▶ _Entries provided_
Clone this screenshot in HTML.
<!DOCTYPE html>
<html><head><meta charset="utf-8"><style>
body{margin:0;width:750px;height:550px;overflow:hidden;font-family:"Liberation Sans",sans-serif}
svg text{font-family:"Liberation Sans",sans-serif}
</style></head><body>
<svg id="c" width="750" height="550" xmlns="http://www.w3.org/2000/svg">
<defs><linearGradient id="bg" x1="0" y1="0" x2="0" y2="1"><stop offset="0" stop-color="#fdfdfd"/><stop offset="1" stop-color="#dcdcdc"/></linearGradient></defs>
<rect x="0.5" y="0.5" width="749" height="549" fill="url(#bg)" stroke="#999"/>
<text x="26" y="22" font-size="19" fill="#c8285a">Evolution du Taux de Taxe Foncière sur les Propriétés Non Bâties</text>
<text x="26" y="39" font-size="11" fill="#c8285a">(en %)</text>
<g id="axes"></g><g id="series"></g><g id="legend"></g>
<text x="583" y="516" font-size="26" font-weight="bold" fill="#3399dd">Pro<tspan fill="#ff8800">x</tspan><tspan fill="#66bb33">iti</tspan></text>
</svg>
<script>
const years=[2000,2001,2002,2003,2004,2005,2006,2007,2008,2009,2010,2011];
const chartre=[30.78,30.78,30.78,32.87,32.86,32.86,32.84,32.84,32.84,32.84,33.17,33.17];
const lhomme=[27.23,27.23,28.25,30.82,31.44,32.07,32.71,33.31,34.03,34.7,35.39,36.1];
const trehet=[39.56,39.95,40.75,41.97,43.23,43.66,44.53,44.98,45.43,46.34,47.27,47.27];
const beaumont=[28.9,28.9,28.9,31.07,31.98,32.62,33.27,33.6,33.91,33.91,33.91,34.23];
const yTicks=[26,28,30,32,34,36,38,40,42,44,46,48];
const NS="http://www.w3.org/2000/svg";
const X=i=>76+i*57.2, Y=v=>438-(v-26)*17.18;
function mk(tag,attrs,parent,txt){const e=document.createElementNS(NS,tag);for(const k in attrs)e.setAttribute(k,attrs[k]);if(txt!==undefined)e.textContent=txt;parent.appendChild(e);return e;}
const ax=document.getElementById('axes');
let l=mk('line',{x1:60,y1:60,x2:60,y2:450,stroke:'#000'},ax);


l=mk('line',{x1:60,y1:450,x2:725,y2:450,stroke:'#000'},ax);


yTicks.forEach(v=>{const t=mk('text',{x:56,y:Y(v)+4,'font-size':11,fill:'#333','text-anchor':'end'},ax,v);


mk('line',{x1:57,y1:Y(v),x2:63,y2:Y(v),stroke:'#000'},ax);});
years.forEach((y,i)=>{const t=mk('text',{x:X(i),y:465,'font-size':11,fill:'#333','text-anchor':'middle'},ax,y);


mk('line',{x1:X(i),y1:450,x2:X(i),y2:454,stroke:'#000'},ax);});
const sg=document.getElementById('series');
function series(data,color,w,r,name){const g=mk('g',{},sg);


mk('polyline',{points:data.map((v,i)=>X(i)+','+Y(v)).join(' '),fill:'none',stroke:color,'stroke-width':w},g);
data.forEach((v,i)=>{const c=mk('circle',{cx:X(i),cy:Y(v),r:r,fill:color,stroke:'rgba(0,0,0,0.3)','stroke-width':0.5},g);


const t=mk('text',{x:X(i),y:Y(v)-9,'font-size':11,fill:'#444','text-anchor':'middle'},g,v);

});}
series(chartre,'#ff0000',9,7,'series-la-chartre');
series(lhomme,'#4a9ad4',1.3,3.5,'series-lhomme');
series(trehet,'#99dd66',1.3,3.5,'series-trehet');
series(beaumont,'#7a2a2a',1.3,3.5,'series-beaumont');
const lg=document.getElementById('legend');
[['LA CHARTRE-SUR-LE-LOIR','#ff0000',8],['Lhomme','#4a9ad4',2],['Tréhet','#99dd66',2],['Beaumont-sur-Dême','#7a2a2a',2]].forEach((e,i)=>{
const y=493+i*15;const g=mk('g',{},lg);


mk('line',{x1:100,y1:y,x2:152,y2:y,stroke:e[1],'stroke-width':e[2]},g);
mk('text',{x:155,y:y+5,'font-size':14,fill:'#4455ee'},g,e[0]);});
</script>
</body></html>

--

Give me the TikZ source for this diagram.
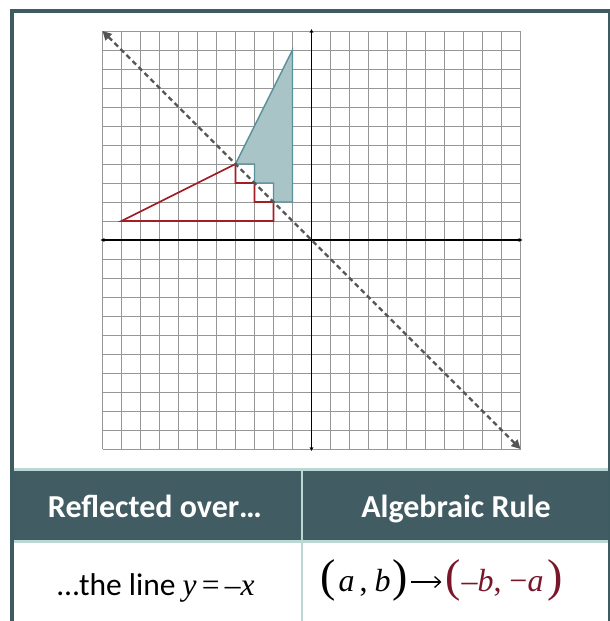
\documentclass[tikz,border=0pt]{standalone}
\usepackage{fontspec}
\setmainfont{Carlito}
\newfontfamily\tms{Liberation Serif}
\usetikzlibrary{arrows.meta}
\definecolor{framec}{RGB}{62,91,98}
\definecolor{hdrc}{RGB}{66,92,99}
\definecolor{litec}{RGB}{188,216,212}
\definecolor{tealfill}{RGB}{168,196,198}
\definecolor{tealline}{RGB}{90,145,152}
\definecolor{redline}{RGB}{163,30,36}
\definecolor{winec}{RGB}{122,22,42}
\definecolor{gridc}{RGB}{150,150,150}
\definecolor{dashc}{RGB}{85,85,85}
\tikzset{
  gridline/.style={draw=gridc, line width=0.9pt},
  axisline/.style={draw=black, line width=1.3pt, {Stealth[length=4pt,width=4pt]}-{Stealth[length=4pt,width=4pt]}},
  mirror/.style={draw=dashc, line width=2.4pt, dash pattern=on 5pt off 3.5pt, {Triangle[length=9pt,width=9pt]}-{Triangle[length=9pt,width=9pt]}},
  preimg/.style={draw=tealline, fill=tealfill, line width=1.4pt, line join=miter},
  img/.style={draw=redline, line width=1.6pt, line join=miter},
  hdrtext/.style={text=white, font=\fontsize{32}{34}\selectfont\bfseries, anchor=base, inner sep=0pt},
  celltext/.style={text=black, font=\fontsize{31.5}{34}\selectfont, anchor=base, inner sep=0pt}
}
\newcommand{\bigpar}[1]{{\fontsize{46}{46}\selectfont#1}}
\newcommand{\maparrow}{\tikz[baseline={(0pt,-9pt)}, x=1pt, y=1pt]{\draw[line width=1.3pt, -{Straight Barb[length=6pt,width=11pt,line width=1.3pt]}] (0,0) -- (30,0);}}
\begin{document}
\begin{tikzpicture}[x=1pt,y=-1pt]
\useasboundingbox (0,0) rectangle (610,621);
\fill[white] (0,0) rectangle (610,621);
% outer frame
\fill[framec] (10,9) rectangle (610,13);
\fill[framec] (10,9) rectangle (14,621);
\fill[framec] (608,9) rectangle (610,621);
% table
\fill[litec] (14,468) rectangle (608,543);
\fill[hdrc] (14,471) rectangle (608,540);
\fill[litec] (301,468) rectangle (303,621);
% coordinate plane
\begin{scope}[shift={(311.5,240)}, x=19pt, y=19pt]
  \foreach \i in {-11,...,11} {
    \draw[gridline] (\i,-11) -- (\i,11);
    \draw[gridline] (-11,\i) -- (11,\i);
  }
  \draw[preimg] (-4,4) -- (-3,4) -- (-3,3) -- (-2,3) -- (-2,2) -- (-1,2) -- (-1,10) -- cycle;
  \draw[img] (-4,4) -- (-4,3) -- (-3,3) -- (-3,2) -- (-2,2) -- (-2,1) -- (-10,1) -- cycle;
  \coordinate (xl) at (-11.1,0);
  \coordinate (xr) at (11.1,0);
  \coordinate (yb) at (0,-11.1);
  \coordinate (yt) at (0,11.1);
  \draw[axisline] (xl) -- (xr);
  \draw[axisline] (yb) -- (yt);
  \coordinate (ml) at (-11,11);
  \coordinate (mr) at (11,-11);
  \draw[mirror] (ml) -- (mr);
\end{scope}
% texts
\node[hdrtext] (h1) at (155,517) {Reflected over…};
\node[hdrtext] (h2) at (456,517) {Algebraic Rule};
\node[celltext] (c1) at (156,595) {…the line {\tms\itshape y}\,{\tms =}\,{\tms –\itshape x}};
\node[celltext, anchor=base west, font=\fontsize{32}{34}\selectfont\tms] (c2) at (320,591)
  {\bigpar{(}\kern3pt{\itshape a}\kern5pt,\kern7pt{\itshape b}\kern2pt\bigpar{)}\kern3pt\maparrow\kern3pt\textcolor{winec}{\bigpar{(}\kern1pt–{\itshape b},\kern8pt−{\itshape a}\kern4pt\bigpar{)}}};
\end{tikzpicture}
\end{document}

▶ _Written exercise_
Of the lines in the records, how many contain the word "this"? Answer with the number and nothing else.

▶ _The output_
2